Some in the business suspect direct marketing has become too sophisticated and personalised, and have reverted to more traditional approaches. But Sue Squires, product development and marketing director of Capscan, said that overall, the decade was 'the time of profiles'.

By this she means the demographic classification systems, such as Acorn, Mosaic and Define, developed by her company and others, which are licensed to tap into Census data and sell it to interested organisations.

The main basis for these categories has been geographic location - from which the type of person and his or her buying habits are implied. But recent years have seen a challenge from the lifestyle approach. Ms Squires said that lifestyle - what people do in their spare time - versus census became the 'big battle' of the 1980s, and the debate was still going on.

It is difficult for an outsider to tell where one ends and the other begins.

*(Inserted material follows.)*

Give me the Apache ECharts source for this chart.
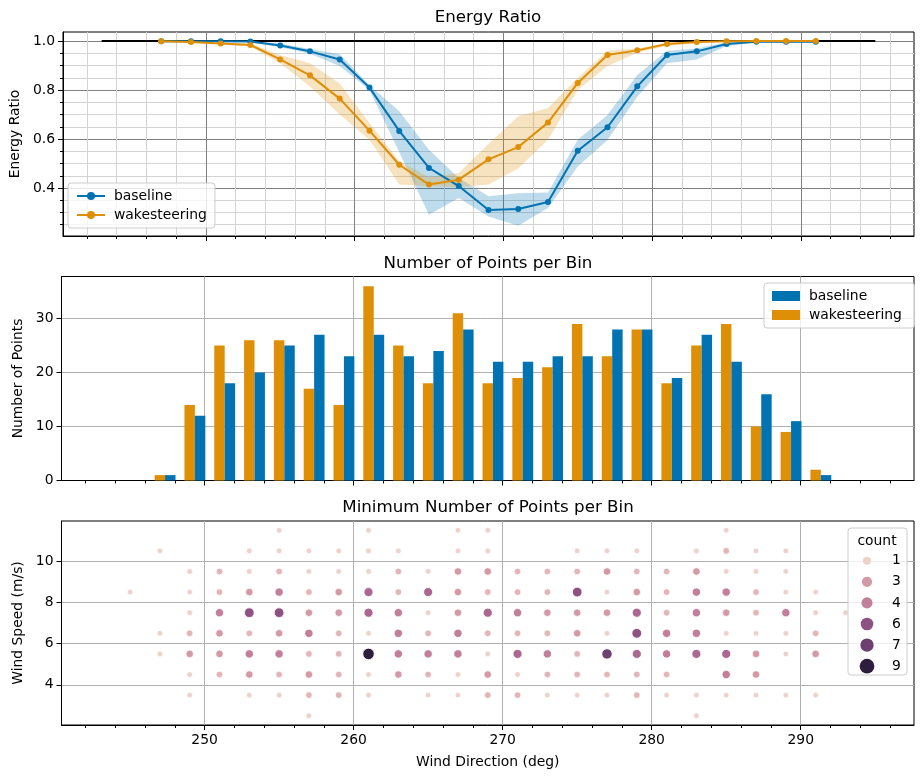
<!DOCTYPE html>
<html><head><meta charset="utf-8">
<script src="https://cdn.jsdelivr.net/npm/echarts@6/dist/echarts.min.js"></script>
<style>html,body{margin:0;padding:0;background:#fff}#c{width:923px;height:778px}</style>
</head><body><div id="c"></div>
<script>
// ---------- data ----------
const windDirBins = [247,249,251,253,255,257,259,261,263,265,267,269,271,273,275,277,279,281,283,285,287,289,291];
const baselineRatio = [0.999,0.999,0.999,0.998,0.982,0.958,0.925,0.81,0.633,0.482,0.408,0.31,0.314,0.343,0.552,0.648,0.815,0.943,0.958,0.988,0.997,0.997,0.997];
const baselineLower = [0.997,0.997,0.997,0.995,0.975,0.948,0.898,0.80,0.547,0.291,0.359,0.284,0.246,0.318,0.488,0.596,0.773,0.909,0.925,0.98,0.994,0.994,0.994];
const baselineUpper = [1.0,1.0,1.0,1.0,0.99,0.968,0.946,0.82,0.713,0.556,0.441,0.366,0.379,0.382,0.597,0.698,0.861,0.96,0.97,0.995,0.999,0.999,0.999];
const wakeRatio = [0.999,0.996,0.99,0.984,0.925,0.86,0.765,0.634,0.495,0.414,0.434,0.517,0.567,0.667,0.829,0.943,0.962,0.988,0.996,0.999,1.0,1.0,1.0];
const wakeLower = [0.997,0.993,0.986,0.978,0.909,0.814,0.70,0.597,0.414,0.407,0.404,0.414,0.48,0.597,0.80,0.898,0.952,0.98,0.992,0.997,0.999,0.999,0.999];
const wakeUpper = [1.0,0.999,0.994,0.99,0.943,0.909,0.827,0.665,0.509,0.445,0.461,0.58,0.693,0.727,0.85,0.96,0.97,0.993,0.999,1.0,1.0,1.0,1.0];
const refLineX = [243,295];
const refLineY = [1,1];

const baselineCounts = [1,12,18,20,25,27,23,27,23,24,28,22,22,23,23,28,28,19,27,22,16,11,1];
const wakeCounts     = [1,14,25,26,26,17,14,36,25,18,31,18,19,21,29,23,28,18,25,29,10,9,2];

const windDirCols = [245,247,249,251,253,255,257,259,261,263,265,267,269,271,273,275,277,279,281,283,285,287,289,291,293];
const windSpeedRows = [11.5,10.5,9.5,8.5,7.5,6.5,5.5,4.5,3.5,2.5];
const minCountGrid = [
  [0,0,0,0,0,1,0,0,1,0,0,1,1,0,0,0,0,0,0,0,1,0,0,0,0],
  [0,1,0,0,1,1,1,1,1,1,0,1,1,0,0,1,1,1,0,1,2,1,1,0,0],
  [0,0,1,2,1,2,1,1,1,2,1,3,3,2,2,2,3,2,2,3,1,1,1,0,0],
  [1,0,1,2,3,4,2,3,5,2,5,3,2,2,2,6,1,3,2,4,4,2,1,1,0],
  [0,0,1,4,6,6,3,3,5,4,1,3,5,4,3,3,3,5,2,4,3,2,4,1,1],
  [0,1,2,3,2,3,4,2,1,4,2,4,2,2,2,3,1,6,4,4,1,1,1,2,0],
  [0,1,3,3,4,4,2,2,9,4,4,4,1,5,4,2,7,5,4,5,5,3,1,3,0],
  [0,0,1,2,3,2,3,2,1,3,2,1,3,1,2,2,2,2,2,0,4,3,0,0,0],
  [0,0,1,0,1,1,2,2,1,0,1,1,2,2,1,1,1,2,1,1,1,1,1,1,0],
  [0,0,0,0,0,0,1,0,0,0,0,0,0,0,0,0,0,0,0,1,0,0,0,0,0]
];
const countLegendValues = [1,3,4,6,7,9];
const xTickValues = [250,260,270,280,290];

// ---------- styling helpers ----------
const BLUE = '#0173b2', ORANGE = '#de8f05';
const FONT = 'DejaVu Sans';
const CMIN = 1, CMAX = 9;
function countColor(c){
  const t = (c - CMIN) / (CMAX - CMIN);
  const x = 0.85 - 0.7 * t;
  const a = 0.4 * x * (1 - x);
  const phi = 2 * Math.PI * 0.4 * x;
  const cs = Math.cos(phi), sn = Math.sin(phi);
  const cl = v => Math.round(Math.max(0, Math.min(1, v)) * 255);
  const r = x + a * (-0.14861 * cs + 1.78277 * sn);
  const g = x + a * (-0.29227 * cs - 0.90649 * sn);
  const b = x + a * (1.97294 * cs);
  return 'rgb(' + cl(r) + ',' + cl(g) + ',' + cl(b) + ')';
}
function countSize(c){
  const area = 18 + 54 * (c - CMIN) / (CMAX - CMIN);
  return 1.35 * Math.sqrt(area);
}

const scatterData = [];
windSpeedRows.forEach((ws, r) => {
  windDirCols.forEach((wd, k) => {
    const c = minCountGrid[r][k];
    if (c > 0) scatterData.push([wd, ws, c]);
  });
});

function bandSeries(name, lower, upper, fill){
  return {
    type: 'custom', name: name + '_band', xAxisIndex: 0, yAxisIndex: 0, z: 1, silent: true,
    data: windDirBins.map((x, i) => [x, lower[i], upper[i]]),
    encode: {x: 0, y: [1, 2]},
    renderItem: function(params, api){
      if (params.dataIndex !== 0) return null;
      const pts = [];
      for (let i = 0; i < windDirBins.length; i++) pts.push(api.coord([windDirBins[i], upper[i]]));
      for (let i = windDirBins.length - 1; i >= 0; i--) pts.push(api.coord([windDirBins[i], lower[i]]));
      return {type: 'polygon', shape: {points: pts}, style: {fill: fill, stroke: null}};
    }
  };
}
function barSeries(name, counts, color, offset){
  return {
    type: 'custom', name: name, xAxisIndex: 1, yAxisIndex: 1, z: 2,
    itemStyle: {color: color},
    data: windDirBins.map((x, i) => [x, counts[i]]),
    encode: {x: 0, y: 1},
    renderItem: function(params, api){
      const x = api.value(0), v = api.value(1);
      const p0 = api.coord([x - 0.35 + offset, v]);
      const p1 = api.coord([x + 0.35 + offset, 0]);
      return {type: 'rect', shape: {x: p0[0], y: p0[1], width: p1[0] - p0[0], height: p1[1] - p0[1]}, style: {fill: color}};
    }
  };
}

const isMult = (v, m) => Math.abs(v / m - Math.round(v / m)) < 1e-6;
const tickFont = {fontFamily: FONT, fontSize: 13.9, color: '#000'};
const XMIN = 240.4, XMAX = 297.6;

function xAxisCfg(gi, showLabels, minorGrid){
  return {
    type: 'value', gridIndex: gi, min: XMIN, max: XMAX, splitNumber: 5,
    axisLine: {show: true, onZero: false, lineStyle: {color: '#000', width: 1}},
    axisTick: {show: true, length: 5, customValues: xTickValues, lineStyle: {color: '#000', width: 1}},
    minorTick: {show: true, splitNumber: 5, length: 3, lineStyle: {color: '#000', width: 1}},
    axisLabel: {show: showLabels, margin: 8, ...tickFont, formatter: v => isMult(v, 10) ? String(Math.round(v)) : ''},
    splitLine: {show: true, lineStyle: {color: minorGrid ? '#808080' : '#b0b0b0', width: 1}},
    minorSplitLine: {show: minorGrid, lineStyle: {color: '#d3d3d3', width: 1}},
    name: showLabels ? 'Wind Direction (deg)' : '', nameLocation: 'middle', nameGap: 30,
    nameTextStyle: {fontFamily: FONT, fontSize: 13.9, color: '#000'}
  };
}

const option = {
  animation: false,
  backgroundColor: '#fff',
  textStyle: {fontFamily: FONT},
  grid: [
    {left: 61.5, top: 32, width: 852.5, height: 204, show: true, borderColor: '#000', borderWidth: 1},
    {left: 61.5, top: 276.5, width: 852.5, height: 204, show: true, borderColor: '#000', borderWidth: 1},
    {left: 61.5, top: 521, width: 852.5, height: 204, show: true, borderColor: '#000', borderWidth: 1}
  ],
  xAxis: [xAxisCfg(0, false, true), xAxisCfg(1, false, false), xAxisCfg(2, true, false)],
  yAxis: [
    {type: 'value', gridIndex: 0, min: 0.204, max: 1.037, splitNumber: 5,
     axisLine: {show: true, lineStyle: {color: '#000'}},
     axisTick: {show: true, length: 5, customValues: [0.4, 0.6, 0.8, 1.0], lineStyle: {color: '#000'}},
     minorTick: {show: true, splitNumber: 4, length: 3, lineStyle: {color: '#000'}},
     axisLabel: {...tickFont, margin: 8, formatter: v => isMult(v, 0.2) ? v.toFixed(1) : ''},
     splitLine: {show: true, lineStyle: {color: '#808080', width: 1}},
     minorSplitLine: {show: true, lineStyle: {color: '#d3d3d3', width: 1}},
     name: 'Energy Ratio', nameLocation: 'middle', nameGap: 38,
     nameTextStyle: {fontFamily: FONT, fontSize: 13.9, color: '#000'}},
    {type: 'value', gridIndex: 1, min: 0, max: 37.8, interval: 10,
     axisLine: {show: true, lineStyle: {color: '#000'}},
     axisTick: {show: true, length: 5, customValues: [0, 10, 20, 30], lineStyle: {color: '#000'}},
     axisLabel: {...tickFont, margin: 8, formatter: v => isMult(v, 10) ? String(Math.round(v)) : ''},
     splitLine: {show: true, lineStyle: {color: '#b0b0b0', width: 1}},
     name: 'Number of Points', nameLocation: 'middle', nameGap: 32,
     nameTextStyle: {fontFamily: FONT, fontSize: 13.9, color: '#000'}},
    {type: 'value', gridIndex: 2, min: 2.05, max: 11.95, splitNumber: 5,
     axisLine: {show: true, lineStyle: {color: '#000'}},
     axisTick: {show: true, length: 5, customValues: [4, 6, 8, 10], lineStyle: {color: '#000'}},
     axisLabel: {...tickFont, margin: 8, formatter: v => isMult(v, 2) ? String(Math.round(v)) : ''},
     splitLine: {show: true, lineStyle: {color: '#b0b0b0', width: 1}},
     name: 'Wind Speed (m/s)', nameLocation: 'middle', nameGap: 32,
     nameTextStyle: {fontFamily: FONT, fontSize: 13.9, color: '#000'}}
  ],
  legend: [
    {left: 68, top: 183, orient: 'vertical', data: ['baseline', 'wakesteering'],
     itemWidth: 28, itemHeight: 10, itemGap: 5, padding: [6, 8],
     backgroundColor: 'rgba(255,255,255,0.8)', borderColor: '#cccccc', borderWidth: 1, borderRadius: 3,
     textStyle: {fontFamily: FONT, fontSize: 13.9, color: '#000', padding: [0, 0, 0, 4]}, selectedMode: false},
    {left: 764, top: 283, orient: 'vertical', data: [{name: 'baseline ', icon: 'rect'}, {name: 'wakesteering ', icon: 'rect'}],
     itemWidth: 28, itemHeight: 10, itemGap: 5, padding: [6, 8],
     backgroundColor: 'rgba(255,255,255,0.8)', borderColor: '#cccccc', borderWidth: 1, borderRadius: 3,
     textStyle: {fontFamily: FONT, fontSize: 13.9, color: '#000', padding: [0, 0, 0, 4]}, selectedMode: false}
  ].concat(countLegendValues.map((v, i) => {
    const d = countSize(v) * 1.15 + 1.5;
    return {left: 867 - d / 2, top: 560.7 + i * 21.1 - 8, orient: 'vertical', data: [{name: String(v), icon: 'circle'}],
      itemWidth: d, itemHeight: d, padding: 0, z: 6, selectedMode: false,
      itemStyle: {borderWidth: 0},
      textStyle: {fontFamily: FONT, fontSize: 13.9, color: '#000', lineHeight: 16, padding: [0, 0, 0, Math.max(0, 892 - (867 + d / 2 + 5))]}};
  })),
  graphic: [
    {type: 'text', x: 488, y: 18, z: 10, style: {text: 'Energy Ratio', font: '16.7px "DejaVu Sans"', fill: '#000', align: 'center', verticalAlign: 'middle', textAlign: 'center', textVerticalAlign: 'middle'}},
    {type: 'text', x: 488, y: 264, z: 10, style: {text: 'Number of Points per Bin', font: '16.7px "DejaVu Sans"', fill: '#000', align: 'center', verticalAlign: 'middle', textAlign: 'center', textVerticalAlign: 'middle'}},
    {type: 'text', x: 488, y: 508, z: 10, style: {text: 'Minimum Number of Points per Bin', font: '16.7px "DejaVu Sans"', fill: '#000', align: 'center', verticalAlign: 'middle', textAlign: 'center', textVerticalAlign: 'middle'}},
    {type: 'rect', z: 5, shape: {x: 848, y: 528, width: 59, height: 147, r: 3}, style: {fill: 'rgba(255,255,255,0.8)', stroke: '#cccccc', lineWidth: 1}},
    {type: 'text', x: 877, y: 541, z: 6, style: {text: 'count', font: '13.9px "DejaVu Sans"', fill: '#000', align: 'center', verticalAlign: 'middle', textAlign: 'center', textVerticalAlign: 'middle'}}
  ],
  series: [
    bandSeries('baseline', baselineLower, baselineUpper, 'rgba(1,115,178,0.25)'),
    bandSeries('wakesteering', wakeLower, wakeUpper, 'rgba(222,143,5,0.25)'),
    {type: 'line', name: 'reference', xAxisIndex: 0, yAxisIndex: 0, z: 3, silent: true,
     data: refLineX.map((x, i) => [x, refLineY[i]]), showSymbol: false, symbol: 'none',
     lineStyle: {color: '#000', width: 2}},
    {type: 'line', name: 'baseline', xAxisIndex: 0, yAxisIndex: 0, z: 4,
     data: windDirBins.map((x, i) => [x, baselineRatio[i]]),
     symbol: 'circle', symbolSize: 6, showAllSymbol: true,
     itemStyle: {color: BLUE}, lineStyle: {color: BLUE, width: 2}},
    {type: 'line', name: 'wakesteering', xAxisIndex: 0, yAxisIndex: 0, z: 5,
     data: windDirBins.map((x, i) => [x, wakeRatio[i]]),
     symbol: 'circle', symbolSize: 6, showAllSymbol: true,
     itemStyle: {color: ORANGE}, lineStyle: {color: ORANGE, width: 2}},
    barSeries('wakesteering ', wakeCounts, ORANGE, 0),
    barSeries('baseline ', baselineCounts, BLUE, 0.7),
    {type: 'scatter', name: 'count', xAxisIndex: 2, yAxisIndex: 2, z: 3,
     data: scatterData,
     symbolSize: v => countSize(v[2]),
     itemStyle: {color: p => countColor(p.value[2]), borderColor: '#fff', borderWidth: 0.8, opacity: 1}}
  ].concat(countLegendValues.map(v => ({
    type: 'scatter', name: String(v), xAxisIndex: 2, yAxisIndex: 2, data: [],
    itemStyle: {color: countColor(v), opacity: 1}
  })))
};

const chart = echarts.init(document.getElementById('c'), null, {renderer: 'canvas'});
chart.setOption(option);
</script>
</body></html>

For example, CCN, a competitor of Capscan, which operates the postcode- based Mosaic, claims that Financial Mosaic - launched last week - offers a substantial improvement on Census-based operations.

The product is designed to achieve 'the highest possible discrimination' in the personal financial services market. Explaining that other classifications use the financial questions in market research surveys to qualify the Census information they use, Richard Webber, managing director of CCN Marketing, said his product represented an important breakthrough in targeting methodology - by using direct measures of financial activity, such as credit applications, purchase of privatisation shares and defaults on loans.

Employing the most detailed financial statistics, the company has identified 36 distinct types of financial consumer, falling into 10 groups. Among the better categories for financial organisations are 'student innocence', made up of people who are just entering long-term relationships with suppliers, and 'blue-chip portfolios', those who invest heavily in stocks and shares. At the opposite end are 'victims of recession' and people with 'repayment difficulty'.

The system, which classifies each of the UK's 1.5 million postcodes using statistical information about their residents, also shows that nearly 20 per cent of UK postcodes are not good prospects for financial services companies.

However, the system is like its predecessors in requiring a company such as CCN to interpret the data. Ms Squires believes the increasing sophistication of in-house marketing departments and the falling price of computers will make the middleman less necessary. But as cheaper equipment will put a premium on the value of software, she sees a new market opening up.

'It's a pretty hefty investment to get good-quality data,' she said, pointing out that hardware used to account for 80 per cent of the cost and software 20 per cent. 'Now, it's the other way around.' But it was 'much cheaper than making a mistake in siting a store'.